Bosnia and Herzegovina – November/December 1993
The Bosnian War was a complex military conflict in the region of Bosnia and Herzegovina, between April 6th 1992 and December 14th 1995. The war was caused by a political, social and ethnic crisis following the end of the Cold War and the fall of the socialist system in Yugoslavia. A frenzy of nationalism, ethnic cleansing and genocide followed, killing an estimated 100,000 people and displacing 1.8 million.
The following selection of photographs and interviews were taken during a 3 week assignment to the enclave of Tuzla in eastern Bosnia during December 1993 on behalf of aid agency Oxfam. At that time Tuzla had been blockaded by Serbian Armed forces for 10 months. A small amount of humanitarian aid arrived by UNHCR convoy, the only other way to enter Tuzla was by UN helicopters.
My brief was to photograph the distribution of winter clothing and footwear to refugees, provide publicity images that will be used to raise public awareness to the plight facing refugees during the approaching winter and produce persuasive imagery for Oxfam’s 1994 ‘The Cold Front Appeal’.
I first travelled to Split in Croatia where I had the opportunity to photograph and interview a refugee family of Catholic Croats from the village of Vrlika whose entire population of 500 residents had been ethnically cleansed by Serbian Armed Forces in 1991. (see BOS 06/07).
As a temporary member of the UNHCR I then made my way by helicopter to the industrial city of Tuzla in eastern Bosnia were I was based for the remainder of this assignment. Tuzla is the third largest city in Bosnia and had been under siege by Serbian Army Forces for 10 months. Only limited UNHCR humanitarian convoys known as the ‘Tuzla Nomads’ were permitted road access into Tuzla.
On arrival in Tuzla a distinctive smell of raw sewage and wood smoke permeated throughout the city. In order to intimidate and create fear in the population Tuzla was randomly shelled each day from Serbian Army artillery positions 9km away. The power station had been damaged, which meant only limited electricity was available each day, often only one hour per day. Wood fires were the main source of heating and cooking, car batteries were charged when electricity was available which provided limited 12 volt lighting during the evenings.
The ethnic cleansing of Bosnian Muslims from the surrounding districts had doubled the city population, straining its already limited resources, refugees were housed in schools, sports halls and public buildings. Their lives were one of constant uncertainty, with no future and some a horrific past.
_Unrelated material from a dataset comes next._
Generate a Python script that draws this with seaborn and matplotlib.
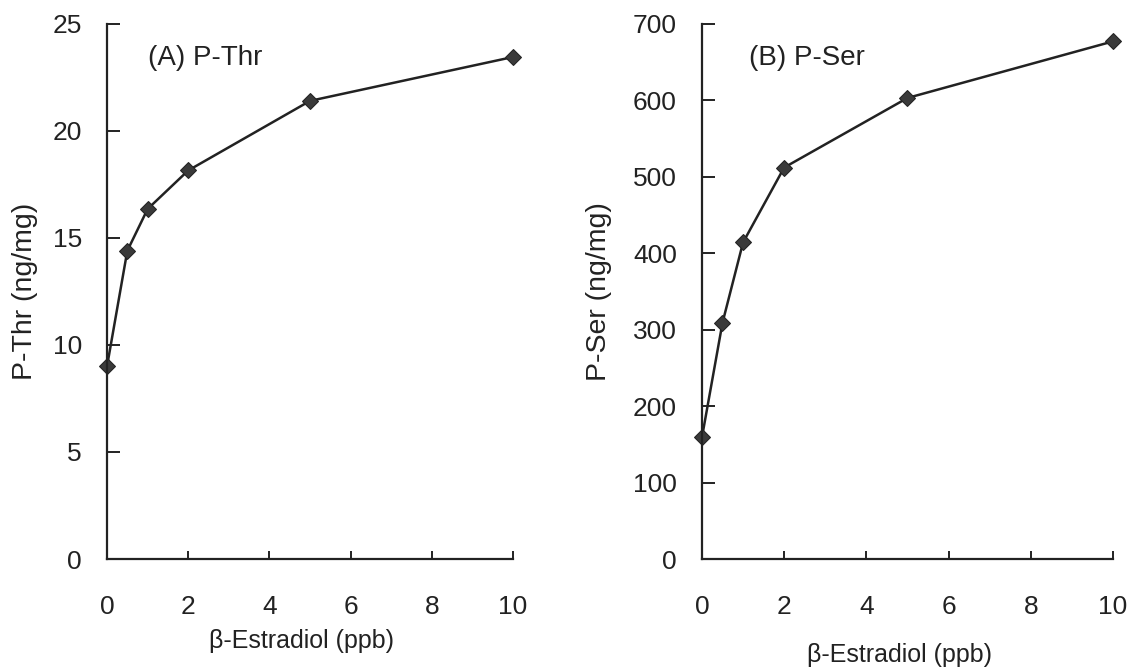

I shared a room with Oxfam’s Bosnia representative in Tuzla, Andrew Chadwick. A 7pm to 7am curfew was strictly enforced, as Serbian raiding parties were known to enter the city at night. The front door was securely barricaded each night, long cold nights were occasionally spent drinking illegally distilled slivovitz.
Not only was it persistently cold working in Tuzla, this assignment was made especially difficult as there was huge resentment towards ‘outsiders’, any assistance to me was limited. Bosnian Muslims justifiably considered they had been forgotten and abandoned by the western nations. Fortunately, I was assigned Oxfam’s programme manager Jasmina Husmanovic as translator and facilitator, her local knowledge and assistance was greatly appreciated.
I recorded two of these events on my dictaphone:
…”a solder came into the Oxfam office today and said his daughter was very ill and his family hungry. He said that unless he received some help he would kill his family and then kill himself, but before he did so he would make sure he took a lot of UNHCR staff with him. I gave him a 100 dinar note and he left, we all felt quite useless and wondered why we were all here”…
…”an elderly lady came up to me and threw a ball of ice in my face and shouted ‘help us we are starving’ I could do nothing and kept on walking”…
Images from this assignment were used widely in full page national newspaper campaigns and magazine articles to inform the public and appeal to governments to intervene in the forthcoming humanitarian catastrophe.